To get the xG for a team or player, we simply add up the probabilities of all their individual goal scoring opportunities, because on average, if football were a random process, that’d be how many goals they’d score. This gives us a way of measuring the quality of goal scoring chances a given team or player is presented with.

Of course, real football isn’t a random process, and there are players or teams that can consistently perform better than the model predicts (e.g. Kane, Son, Haaland), or worse (Chelsea). However, these models do fit on average, and they can richen our tactical understanding of the game if applied correctly.

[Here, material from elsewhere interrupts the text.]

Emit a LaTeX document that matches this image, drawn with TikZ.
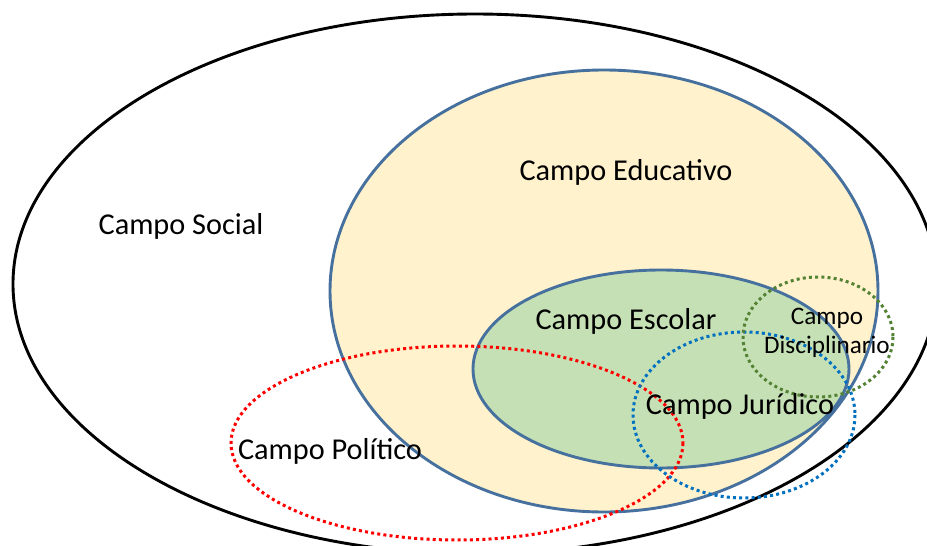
\documentclass[tikz,border=0pt]{standalone}
\usepackage{fontspec}
\setmainfont{Carlito}
\definecolor{edublue}{HTML}{46709E}
\definecolor{eduyellow}{HTML}{FFF2CC}
\definecolor{escgreen}{HTML}{C5E0B4}
\definecolor{jurblue}{HTML}{0070C0}
\definecolor{disgreen}{HTML}{548235}
\definecolor{polred}{HTML}{FF0000}
\tikzset{
  solidring/.style={line width=2.9pt},
  dotring/.style={line width=3pt, dash pattern=on 3pt off 3.2pt},
  bigtext/.style={font=\fontsize{30.3}{35}\selectfont, inner sep=0pt, align=center},
  smalltext/.style={font=\fontsize{25.2}{29.5}\selectfont, inner sep=0pt, align=center},
}
\begin{document}
\begin{tikzpicture}[x=1pt,y=-1pt]
\useasboundingbox (0,0) rectangle (927,546);
\clip (0,0) rectangle (927,546);
\fill[white] (0,0) rectangle (927,546);
% Campo Social
\draw[solidring, black] (475,284) ellipse [x radius=462, y radius=270];
% Campo Educativo
\draw[solidring, draw=edublue, fill=eduyellow] (604,291) ellipse [x radius=274, y radius=221];
% Campo Escolar
\draw[solidring, draw=edublue, fill=escgreen] (661,369) ellipse [x radius=188, y radius=99];
% Campo Politico
\draw[dotring, polred] (457,443) ellipse [x radius=226, y radius=97];
% Campo Juridico
\draw[dotring, jurblue] (744,415) ellipse [x radius=111, y radius=83];
% Campo Disciplinario
\draw[dotring, disgreen] (818,337) ellipse [x radius=75, y radius=60];
% labels
\node[bigtext] (social) at (181,226) {Campo Social};
\node[bigtext] (educativo) at (626,172) {Campo Educativo};
\node[bigtext] (escolar) at (626,321) {Campo Escolar};
\node[bigtext] (juridico) at (740,406) {Campo Jurídico};
\node[bigtext] (politico) at (330,451) {Campo Político};
\node[smalltext] (disciplinario) at (827,333) {Campo\\Disciplinario};
\end{tikzpicture}
\end{document}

The maths nerds amongst you may ask how we calculate that probability. This is typically done with a logistic regression on loads of data from competitive matches. The output of this is a function relates the log-odds of a goal being scored to a linear combination of some input variables, which we can then validate against another data set to make sure the model fits. Those input variables change from model to model, and how many variables you can usefully fit will depend on how large your training and validation data sets are, but the ones I mentioned earlier are a solid starting point. Extended models can incorporate things like the position of the keeper and defenders, or where the shot was placed (xGOT).

For anyone who’s interested in getting really nerdy about this, here’s a freely available course on football analytics, though you’ll need some statistical and coding knowledge to follow along - https://soccermatics.readthedocs.io/en/latest/